自身の所得控除(基礎控除、配偶者控除、扶養控除、社会保険料控除など)を考慮して、どの程度の税負担になるか把握しておくことも大切です。
※税金の計算や控除については、国税庁のウェブサイトで確認できます。「確定申告」「公的年金等控除」などのキーワードで調べてみましょう。
まとめ:自分の状況に合わせて働き方を調整しよう
年金をもらいながら副業をする際には、主に以下の「壁」を意識する必要があります。
- 在職老齢年金: 年金(老齢厚生年金)と給与・賞与の合計が月額50万円を超えると年金が減額される。
- 社会保険: 年収約106万円(月額8.8万円)や週20時間労働などの基準を満たすと、社会保険への加入が必要になり、保険料負担が発生する(ただし保障は手厚くなる)。

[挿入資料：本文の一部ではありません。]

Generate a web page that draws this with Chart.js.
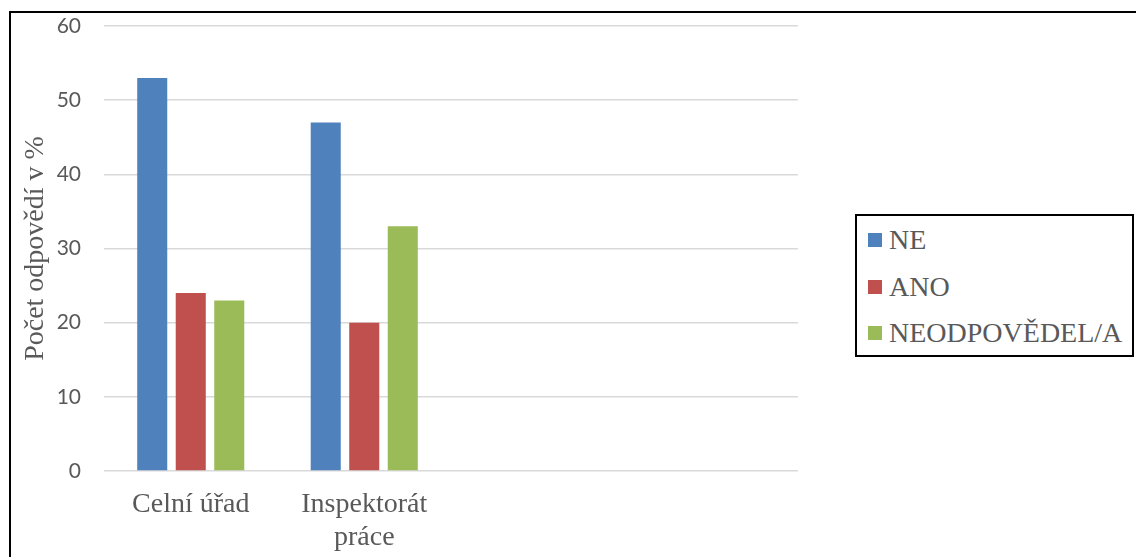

年収130万円を超えると家族の扶養から外れる。
- 雇用保険: 週20時間労働などの基準を満たすと加入が必要(保険料負担は比較的少ない)。
これらの制度を知らずに働くと、「収入は増えたけれど、年金減額や保険料負担で手取りが変わらない、むしろ減ってしまった」という「働き損」になりかねません。
大切なのは、ご自身の年金額や希望する収入、健康状態などを考慮し、これらの制度を理解した上で働き方を計画することです。
- 事前にシミュレーションする: 年金事務所や社会保険労務士などの専門家に相談したり、ウェブサイトの情報を活用したりして、収入が変化した場合の年金額や手取り額を試算してみましょう。
- 勤務先に相談する: 勤務時間や日数を調整できないか、社会保険の加入についてなど、事前に勤務先とよく相談することも有効です。
制度を正しく理解し、ご自身にとって最適な働き方を見つけることで、年金受給後の生活をより豊かに、安心して過ごせるようにしましょう。
【免責事項】
この記事は、年金制度や社会保険制度に関する一般的な情報を提供するものであり、個別の状況に対するアドバイスではありません。制度は改正されることがありますので、必ず日本年金機構、厚生労働省、国税庁などの公的機関が提供する最新の情報をご確認ください。具体的なご相談は、年金事務所、ハローワーク、税務署、または社会保険労務士、税理士等の専門家にお願いいたします。